> _WHAT THE EXERCISE ASKS_: Repeat the line that contains "Clone this chart in Chart.js.", the line that contains "const firstOpen = 1.72;", and all lines between them, exactly and with no other lines.

> _ROWS_:
● ● ● ● ●
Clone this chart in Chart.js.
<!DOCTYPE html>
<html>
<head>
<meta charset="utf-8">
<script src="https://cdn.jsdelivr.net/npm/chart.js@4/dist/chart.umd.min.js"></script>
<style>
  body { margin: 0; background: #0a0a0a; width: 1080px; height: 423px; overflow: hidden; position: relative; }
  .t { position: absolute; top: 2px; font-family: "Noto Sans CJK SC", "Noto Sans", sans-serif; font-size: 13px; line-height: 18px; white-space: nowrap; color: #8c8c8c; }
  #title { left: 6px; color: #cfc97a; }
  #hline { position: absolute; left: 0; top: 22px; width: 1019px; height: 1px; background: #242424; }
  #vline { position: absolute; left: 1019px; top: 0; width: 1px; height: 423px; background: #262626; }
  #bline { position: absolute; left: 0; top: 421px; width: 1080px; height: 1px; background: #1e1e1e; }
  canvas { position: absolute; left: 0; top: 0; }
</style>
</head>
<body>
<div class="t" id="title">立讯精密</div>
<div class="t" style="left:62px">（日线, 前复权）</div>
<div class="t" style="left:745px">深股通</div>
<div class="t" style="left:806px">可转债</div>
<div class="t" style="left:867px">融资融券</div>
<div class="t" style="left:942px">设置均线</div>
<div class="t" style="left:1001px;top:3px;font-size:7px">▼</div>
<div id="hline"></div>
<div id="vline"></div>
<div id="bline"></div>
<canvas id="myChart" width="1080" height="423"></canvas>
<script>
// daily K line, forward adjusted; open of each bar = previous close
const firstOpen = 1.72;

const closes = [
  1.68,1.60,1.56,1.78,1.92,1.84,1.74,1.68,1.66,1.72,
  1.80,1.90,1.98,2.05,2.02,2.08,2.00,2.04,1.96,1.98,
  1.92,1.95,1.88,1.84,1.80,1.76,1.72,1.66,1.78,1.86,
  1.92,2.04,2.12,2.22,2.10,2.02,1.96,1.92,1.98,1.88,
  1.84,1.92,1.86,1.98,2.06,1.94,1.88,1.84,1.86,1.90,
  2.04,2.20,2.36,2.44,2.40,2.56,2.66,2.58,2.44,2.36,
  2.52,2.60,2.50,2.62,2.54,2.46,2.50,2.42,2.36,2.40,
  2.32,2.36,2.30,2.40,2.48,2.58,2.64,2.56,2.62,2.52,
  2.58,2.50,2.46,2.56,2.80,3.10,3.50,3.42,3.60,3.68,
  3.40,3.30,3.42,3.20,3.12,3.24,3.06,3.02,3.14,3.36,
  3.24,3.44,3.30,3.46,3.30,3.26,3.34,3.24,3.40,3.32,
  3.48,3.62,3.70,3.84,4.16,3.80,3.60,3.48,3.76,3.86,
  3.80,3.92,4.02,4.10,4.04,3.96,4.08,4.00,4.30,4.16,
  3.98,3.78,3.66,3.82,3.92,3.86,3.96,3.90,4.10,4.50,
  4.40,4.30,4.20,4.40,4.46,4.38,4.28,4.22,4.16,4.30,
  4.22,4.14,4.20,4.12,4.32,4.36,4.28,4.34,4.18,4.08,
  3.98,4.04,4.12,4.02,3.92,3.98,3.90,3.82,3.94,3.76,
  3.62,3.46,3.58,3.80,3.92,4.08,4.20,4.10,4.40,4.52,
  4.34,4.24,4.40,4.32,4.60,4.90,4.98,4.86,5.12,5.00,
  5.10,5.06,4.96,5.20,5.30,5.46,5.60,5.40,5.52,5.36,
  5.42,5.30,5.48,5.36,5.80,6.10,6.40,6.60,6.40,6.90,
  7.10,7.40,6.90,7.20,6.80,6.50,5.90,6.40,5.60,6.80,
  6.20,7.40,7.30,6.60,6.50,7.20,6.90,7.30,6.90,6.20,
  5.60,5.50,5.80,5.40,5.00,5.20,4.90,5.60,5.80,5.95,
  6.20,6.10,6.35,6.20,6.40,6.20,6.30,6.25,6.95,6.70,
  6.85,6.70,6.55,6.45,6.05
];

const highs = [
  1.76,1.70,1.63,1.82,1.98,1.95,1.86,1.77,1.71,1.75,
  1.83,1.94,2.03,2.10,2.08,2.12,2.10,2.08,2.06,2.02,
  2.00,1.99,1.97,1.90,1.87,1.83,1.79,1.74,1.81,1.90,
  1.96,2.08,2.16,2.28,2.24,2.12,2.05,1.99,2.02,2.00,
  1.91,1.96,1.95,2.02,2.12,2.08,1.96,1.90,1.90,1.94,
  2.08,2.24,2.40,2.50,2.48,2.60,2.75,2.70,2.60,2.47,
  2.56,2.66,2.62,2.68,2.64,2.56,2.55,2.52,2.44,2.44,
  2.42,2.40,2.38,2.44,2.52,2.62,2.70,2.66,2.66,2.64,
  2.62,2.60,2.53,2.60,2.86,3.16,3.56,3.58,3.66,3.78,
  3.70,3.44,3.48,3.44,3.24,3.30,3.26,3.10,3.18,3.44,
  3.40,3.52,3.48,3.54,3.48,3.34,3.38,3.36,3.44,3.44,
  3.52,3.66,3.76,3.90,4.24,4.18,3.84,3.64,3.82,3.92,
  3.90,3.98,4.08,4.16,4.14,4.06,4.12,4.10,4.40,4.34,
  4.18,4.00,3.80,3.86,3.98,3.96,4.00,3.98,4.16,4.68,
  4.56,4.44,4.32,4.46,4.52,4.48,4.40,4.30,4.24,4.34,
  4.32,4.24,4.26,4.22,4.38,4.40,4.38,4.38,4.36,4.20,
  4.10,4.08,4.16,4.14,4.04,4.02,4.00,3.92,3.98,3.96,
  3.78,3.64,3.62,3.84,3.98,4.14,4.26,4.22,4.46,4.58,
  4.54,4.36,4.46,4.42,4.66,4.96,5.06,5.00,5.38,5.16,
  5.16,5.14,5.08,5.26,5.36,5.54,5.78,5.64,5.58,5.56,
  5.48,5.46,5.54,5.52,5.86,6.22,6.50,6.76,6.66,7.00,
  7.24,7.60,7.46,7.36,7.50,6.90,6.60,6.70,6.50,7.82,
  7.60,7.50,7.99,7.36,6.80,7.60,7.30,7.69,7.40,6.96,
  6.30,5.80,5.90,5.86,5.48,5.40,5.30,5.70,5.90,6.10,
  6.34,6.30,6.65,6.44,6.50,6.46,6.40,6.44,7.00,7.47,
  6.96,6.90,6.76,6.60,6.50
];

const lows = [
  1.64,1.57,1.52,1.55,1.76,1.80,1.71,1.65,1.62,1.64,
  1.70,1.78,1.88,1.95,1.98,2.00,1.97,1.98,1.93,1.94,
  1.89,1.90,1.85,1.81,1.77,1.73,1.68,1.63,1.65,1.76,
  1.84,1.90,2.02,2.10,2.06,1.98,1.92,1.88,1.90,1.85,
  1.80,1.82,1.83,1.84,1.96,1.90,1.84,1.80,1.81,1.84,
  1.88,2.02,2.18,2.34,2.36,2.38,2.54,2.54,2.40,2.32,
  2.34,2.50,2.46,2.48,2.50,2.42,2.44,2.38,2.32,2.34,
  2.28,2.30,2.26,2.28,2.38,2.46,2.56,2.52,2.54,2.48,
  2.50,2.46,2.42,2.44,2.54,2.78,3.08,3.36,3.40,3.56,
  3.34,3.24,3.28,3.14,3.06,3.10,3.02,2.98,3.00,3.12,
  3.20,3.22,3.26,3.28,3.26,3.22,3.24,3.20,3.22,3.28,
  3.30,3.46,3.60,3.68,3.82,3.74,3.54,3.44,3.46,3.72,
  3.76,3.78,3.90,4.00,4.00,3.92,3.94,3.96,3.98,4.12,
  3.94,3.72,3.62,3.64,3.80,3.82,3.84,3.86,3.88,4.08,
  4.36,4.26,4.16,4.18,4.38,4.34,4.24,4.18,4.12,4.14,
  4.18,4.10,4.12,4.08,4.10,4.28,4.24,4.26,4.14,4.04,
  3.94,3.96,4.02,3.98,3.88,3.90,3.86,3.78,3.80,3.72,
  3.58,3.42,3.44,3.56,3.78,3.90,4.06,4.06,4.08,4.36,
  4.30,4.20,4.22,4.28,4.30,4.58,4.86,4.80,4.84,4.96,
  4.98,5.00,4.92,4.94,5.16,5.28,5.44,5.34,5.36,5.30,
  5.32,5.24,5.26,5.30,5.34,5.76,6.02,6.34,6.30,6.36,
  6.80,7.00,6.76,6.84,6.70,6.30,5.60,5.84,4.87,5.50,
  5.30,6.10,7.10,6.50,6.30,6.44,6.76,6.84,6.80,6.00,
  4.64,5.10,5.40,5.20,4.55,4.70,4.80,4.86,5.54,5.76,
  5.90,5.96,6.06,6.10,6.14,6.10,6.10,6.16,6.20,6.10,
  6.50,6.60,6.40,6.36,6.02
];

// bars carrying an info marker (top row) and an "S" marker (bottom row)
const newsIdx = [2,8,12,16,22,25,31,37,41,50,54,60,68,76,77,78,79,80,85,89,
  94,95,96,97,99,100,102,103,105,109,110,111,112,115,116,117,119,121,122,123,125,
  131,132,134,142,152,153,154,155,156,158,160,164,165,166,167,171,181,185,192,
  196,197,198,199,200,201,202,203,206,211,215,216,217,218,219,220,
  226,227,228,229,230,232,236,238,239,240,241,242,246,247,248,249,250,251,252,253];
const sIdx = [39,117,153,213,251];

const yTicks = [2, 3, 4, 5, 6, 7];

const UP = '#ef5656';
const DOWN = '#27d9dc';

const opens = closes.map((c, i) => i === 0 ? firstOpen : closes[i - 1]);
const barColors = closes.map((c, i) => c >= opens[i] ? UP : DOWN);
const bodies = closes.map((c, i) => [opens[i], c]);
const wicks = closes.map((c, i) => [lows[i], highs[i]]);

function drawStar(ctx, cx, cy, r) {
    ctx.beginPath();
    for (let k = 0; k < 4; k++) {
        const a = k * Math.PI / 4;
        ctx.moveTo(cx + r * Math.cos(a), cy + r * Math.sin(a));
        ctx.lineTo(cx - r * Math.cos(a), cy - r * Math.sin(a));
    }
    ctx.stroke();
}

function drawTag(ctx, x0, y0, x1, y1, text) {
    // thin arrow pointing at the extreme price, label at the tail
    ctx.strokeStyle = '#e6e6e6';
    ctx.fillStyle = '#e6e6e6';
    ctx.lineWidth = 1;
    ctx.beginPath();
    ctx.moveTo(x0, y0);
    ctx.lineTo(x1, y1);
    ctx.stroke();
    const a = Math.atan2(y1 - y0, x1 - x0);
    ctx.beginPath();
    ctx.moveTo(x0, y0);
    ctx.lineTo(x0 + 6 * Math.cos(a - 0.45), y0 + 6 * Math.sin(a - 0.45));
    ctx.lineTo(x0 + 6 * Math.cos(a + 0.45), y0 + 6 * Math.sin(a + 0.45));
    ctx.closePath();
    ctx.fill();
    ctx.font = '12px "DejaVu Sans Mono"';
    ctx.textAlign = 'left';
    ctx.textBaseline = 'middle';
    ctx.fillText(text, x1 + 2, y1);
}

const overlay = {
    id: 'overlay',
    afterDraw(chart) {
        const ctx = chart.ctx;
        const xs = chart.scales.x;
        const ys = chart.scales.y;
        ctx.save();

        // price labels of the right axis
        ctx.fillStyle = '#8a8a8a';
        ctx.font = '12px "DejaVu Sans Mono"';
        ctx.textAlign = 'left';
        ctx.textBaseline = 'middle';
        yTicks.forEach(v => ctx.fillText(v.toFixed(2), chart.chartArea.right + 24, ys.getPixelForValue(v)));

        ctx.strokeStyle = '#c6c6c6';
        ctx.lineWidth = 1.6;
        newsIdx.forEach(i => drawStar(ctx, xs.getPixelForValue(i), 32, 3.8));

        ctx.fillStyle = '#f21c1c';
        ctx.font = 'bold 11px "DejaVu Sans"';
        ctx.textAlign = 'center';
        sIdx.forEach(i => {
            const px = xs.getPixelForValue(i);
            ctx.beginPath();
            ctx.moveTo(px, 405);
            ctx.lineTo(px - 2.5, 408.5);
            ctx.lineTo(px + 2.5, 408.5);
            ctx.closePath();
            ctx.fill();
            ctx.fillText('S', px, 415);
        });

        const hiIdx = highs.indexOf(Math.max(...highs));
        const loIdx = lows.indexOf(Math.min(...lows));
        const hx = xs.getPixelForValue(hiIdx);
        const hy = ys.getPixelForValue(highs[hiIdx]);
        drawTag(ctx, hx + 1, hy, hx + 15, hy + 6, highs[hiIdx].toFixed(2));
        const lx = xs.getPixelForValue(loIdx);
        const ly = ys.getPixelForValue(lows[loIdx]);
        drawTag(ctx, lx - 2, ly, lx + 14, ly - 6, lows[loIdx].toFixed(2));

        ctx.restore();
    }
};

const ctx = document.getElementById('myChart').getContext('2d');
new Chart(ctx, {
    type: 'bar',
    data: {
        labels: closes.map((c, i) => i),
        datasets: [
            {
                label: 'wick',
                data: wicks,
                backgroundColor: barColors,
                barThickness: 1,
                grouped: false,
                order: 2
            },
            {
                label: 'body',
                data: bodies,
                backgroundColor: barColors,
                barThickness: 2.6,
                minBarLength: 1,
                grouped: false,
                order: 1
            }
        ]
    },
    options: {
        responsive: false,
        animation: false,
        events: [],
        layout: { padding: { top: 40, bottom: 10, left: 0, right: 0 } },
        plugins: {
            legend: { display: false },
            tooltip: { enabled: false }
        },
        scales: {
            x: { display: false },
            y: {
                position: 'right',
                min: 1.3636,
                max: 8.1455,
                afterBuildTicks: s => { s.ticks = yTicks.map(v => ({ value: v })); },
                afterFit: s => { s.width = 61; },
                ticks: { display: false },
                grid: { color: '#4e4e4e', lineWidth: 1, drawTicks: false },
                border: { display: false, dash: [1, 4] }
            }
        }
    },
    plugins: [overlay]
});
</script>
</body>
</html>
● ● ● ● ●
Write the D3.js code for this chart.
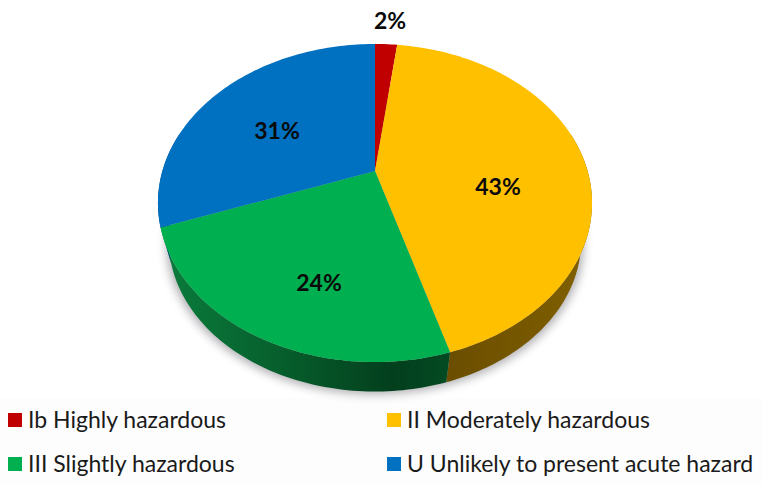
● ● ● ● ●
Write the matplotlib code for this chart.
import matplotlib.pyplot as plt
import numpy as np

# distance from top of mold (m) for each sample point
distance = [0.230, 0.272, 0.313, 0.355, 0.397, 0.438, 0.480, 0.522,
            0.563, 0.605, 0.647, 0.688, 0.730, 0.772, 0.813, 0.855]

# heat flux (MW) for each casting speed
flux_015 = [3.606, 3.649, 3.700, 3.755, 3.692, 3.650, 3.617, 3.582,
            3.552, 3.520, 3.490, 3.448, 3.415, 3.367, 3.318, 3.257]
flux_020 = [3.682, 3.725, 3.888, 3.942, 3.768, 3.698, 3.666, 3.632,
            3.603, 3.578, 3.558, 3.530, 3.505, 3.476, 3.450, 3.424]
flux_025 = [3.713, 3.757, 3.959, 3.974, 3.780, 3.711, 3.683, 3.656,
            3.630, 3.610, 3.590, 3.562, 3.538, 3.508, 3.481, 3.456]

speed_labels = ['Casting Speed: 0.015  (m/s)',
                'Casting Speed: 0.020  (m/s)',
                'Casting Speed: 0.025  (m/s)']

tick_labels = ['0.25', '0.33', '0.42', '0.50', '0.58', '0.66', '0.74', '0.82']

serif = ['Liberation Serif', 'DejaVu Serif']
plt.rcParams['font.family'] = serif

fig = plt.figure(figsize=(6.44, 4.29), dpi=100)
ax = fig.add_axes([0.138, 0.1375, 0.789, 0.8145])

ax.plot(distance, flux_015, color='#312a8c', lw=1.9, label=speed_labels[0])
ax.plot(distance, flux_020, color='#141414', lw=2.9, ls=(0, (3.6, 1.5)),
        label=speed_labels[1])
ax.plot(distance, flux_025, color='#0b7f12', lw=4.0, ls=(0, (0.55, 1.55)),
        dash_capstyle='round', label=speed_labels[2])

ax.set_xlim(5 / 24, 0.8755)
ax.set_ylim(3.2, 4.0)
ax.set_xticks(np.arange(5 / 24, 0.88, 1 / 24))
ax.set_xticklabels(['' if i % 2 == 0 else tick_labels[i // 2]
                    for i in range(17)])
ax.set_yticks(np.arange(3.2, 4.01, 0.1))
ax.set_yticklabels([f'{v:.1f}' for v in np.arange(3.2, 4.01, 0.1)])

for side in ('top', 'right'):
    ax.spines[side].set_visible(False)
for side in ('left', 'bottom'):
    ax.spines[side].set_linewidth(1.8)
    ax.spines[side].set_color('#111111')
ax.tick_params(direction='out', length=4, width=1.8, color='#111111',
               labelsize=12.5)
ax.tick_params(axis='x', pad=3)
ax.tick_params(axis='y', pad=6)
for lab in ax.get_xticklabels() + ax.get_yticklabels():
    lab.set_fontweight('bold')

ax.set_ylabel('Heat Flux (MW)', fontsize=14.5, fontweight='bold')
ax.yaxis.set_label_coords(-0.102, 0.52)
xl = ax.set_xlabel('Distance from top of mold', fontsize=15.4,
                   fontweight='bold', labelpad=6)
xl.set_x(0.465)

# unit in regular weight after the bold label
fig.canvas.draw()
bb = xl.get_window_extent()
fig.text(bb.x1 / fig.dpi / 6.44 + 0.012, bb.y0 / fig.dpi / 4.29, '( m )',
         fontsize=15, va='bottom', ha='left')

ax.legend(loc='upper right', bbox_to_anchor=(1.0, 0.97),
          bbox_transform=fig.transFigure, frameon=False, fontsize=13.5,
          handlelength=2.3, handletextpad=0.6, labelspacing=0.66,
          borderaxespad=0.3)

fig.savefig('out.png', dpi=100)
● ● ● ● ●
> _REPLY_:
Clone this chart in Chart.js.
<!DOCTYPE html>
<html>
<head>
<meta charset="utf-8">
<script src="https://cdn.jsdelivr.net/npm/chart.js@4/dist/chart.umd.min.js"></script>
<style>
  body { margin: 0; background: #0a0a0a; width: 1080px; height: 423px; overflow: hidden; position: relative; }
  .t { position: absolute; top: 2px; font-family: "Noto Sans CJK SC", "Noto Sans", sans-serif; font-size: 13px; line-height: 18px; white-space: nowrap; color: #8c8c8c; }
  #title { left: 6px; color: #cfc97a; }
  #hline { position: absolute; left: 0; top: 22px; width: 1019px; height: 1px; background: #242424; }
  #vline { position: absolute; left: 1019px; top: 0; width: 1px; height: 423px; background: #262626; }
  #bline { position: absolute; left: 0; top: 421px; width: 1080px; height: 1px; background: #1e1e1e; }
  canvas { position: absolute; left: 0; top: 0; }
</style>
</head>
<body>
<div class="t" id="title">立讯精密</div>
<div class="t" style="left:62px">（日线, 前复权）</div>
<div class="t" style="left:745px">深股通</div>
<div class="t" style="left:806px">可转债</div>
<div class="t" style="left:867px">融资融券</div>
<div class="t" style="left:942px">设置均线</div>
<div class="t" style="left:1001px;top:3px;font-size:7px">▼</div>
<div id="hline"></div>
<div id="vline"></div>
<div id="bline"></div>
<canvas id="myChart" width="1080" height="423"></canvas>
<script>
// daily K line, forward adjusted; open of each bar = previous close
const firstOpen = 1.72;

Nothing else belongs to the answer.